Day 1 in D.C.
I'm in Washington, D.C., this weekend, on vacation. Melinda has a conference here and I tagged along for some site-seeing. We're staying at the apartment of a friend of Melinda's mom, who also came along with us to Alaska on the cruise this summer. So, this means I'm in Rockville, MD, at the moment, but that's just a short Metro lightrail trip to the heart of D.C.
Melinda and I got in to D.C. around 4p, having spent the morning on an adventure in retrieving a package from FedEx about 3 miles from here (moral: just take your poster tube on the plane with you, and, if you do ship something ahead of you for a trip, ship it to exactly where you're staying, don't involve third-parties like where someone works). Several offices in D.C. are open for tours during the week but most were closed by the time we arrived. We headed out from the Metro station and walked toward the White house (so exciting!). We got as close as about a quarter mile (the Ellipse, in fact) before we reached a police barrier. The US is hosting the G20 summit and tonight the POTUS was hosting the attendees to dinner. No, they didn't invite us, and so everyone who isn't running a major economic power had to walk the long way around the White house. Oh, well; I'll go back tomorrow and get closer.
Given the time we figured to walk around the Capitol Mall. Starting from the White house we headed south to the Washington Memorial, walked around it (it's nearly 6p and the place is closed), then headed east toward the Lincoln memorial. Funny thing about the Washington monument: the two aerial beacons in the top look like two red eyes. Heh. Along the walk to the Lincoln memorial we spent some time at the WWII memorial. Spend even a couple minutes walking through it and you'll appreciate how immense WWII was and the sacrifice so many people made for it. The memorial is very well done.

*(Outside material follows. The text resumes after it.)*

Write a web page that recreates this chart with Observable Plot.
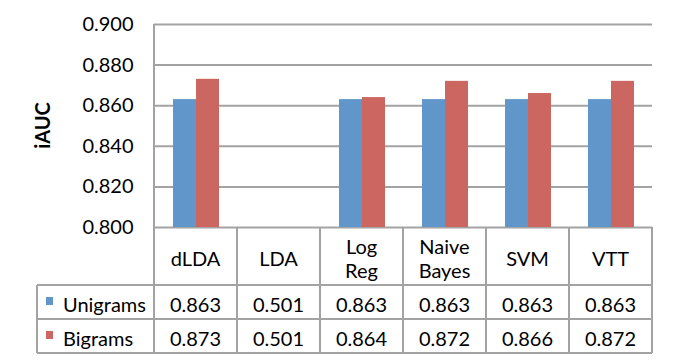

I found a penny in my pocket so I had Melinda pose near the Lincoln memorial with this tiny copper-plated replica of the same. It was dark and raining slightly so I doubt the pictures will turn out. But it was fun to take them. We spent some at the memorial, reading his speech given at his second inauguration. Succinct and eloquent, much like his Gettysburg address. The memorial also has a tiny gift store. And still open even at 6p!
The Lincoln memorial is at one end of the Capitol Mall and, given that we couldn't tour any of the museums, we decided to head to the other end, the Capitol building. It's a long walk! We walked through the Vietnam memorial, near the Lincoln memorial, and continued along Constitution avenue. Along the way we noticed that the cars weren't moving. Remember those G20 people? Apparently they needed to go somewhere, and their path from A to B crossed Constitution Ave. For about 10 minutes the Capitol police blocked the road, and several noisy convoys of police cars (and motorcycles with sidecars!) screamed through. No amount of honking by the idling cars seemed to help, but that didn't stop them from trying that tactic. Melinda and I easily covered more distance than they did for a good amount of time, although the cars did eventually win the race (did I mention that end-to-end walk of the Mall is long?).
Along the way we passed the EPA building, the IRS, the National Archives, some museums, and the Canadian Embassy. We finally reached the Capitol, but only to find that much of the grounds to the east have been cordoned off. Not for the G20, but for preparations for the 2009 inauguration of you know who. Wow, really, they need that much time? I heard on the news yesterday that a local judge struck down a plan to sell 25,000 premium seating tickets, on the grounds that the inauguration is for the people and that premium seating shouldn't be allowed to block access to people seeing it. So, dunno what they'll do with all this time to get ready for the inauguration. In any event we didn't linger because we were getting tired and wanted dinner.
On the way back to the Red line at Union Station we came across the Taft memorial. Not William Howard Taft, but his son, Robert Taft, who was a senator from Ohio for 14 years in the mid-20th century. The memorial doesn't explain this, wikipedia did, and the same is true about the memorial *is*. It's a large structure but nothing about it explained what it did. I only now learned that it's a carillon, although I don't know when it plays. Fun stuff.
We found Union station, took the Red line back to Rockville, and ate dinner at Pomodoro in the town center. Back at the apartment now, and should head to bed soon, to be up earlier today than we were today (out of bed at 11a).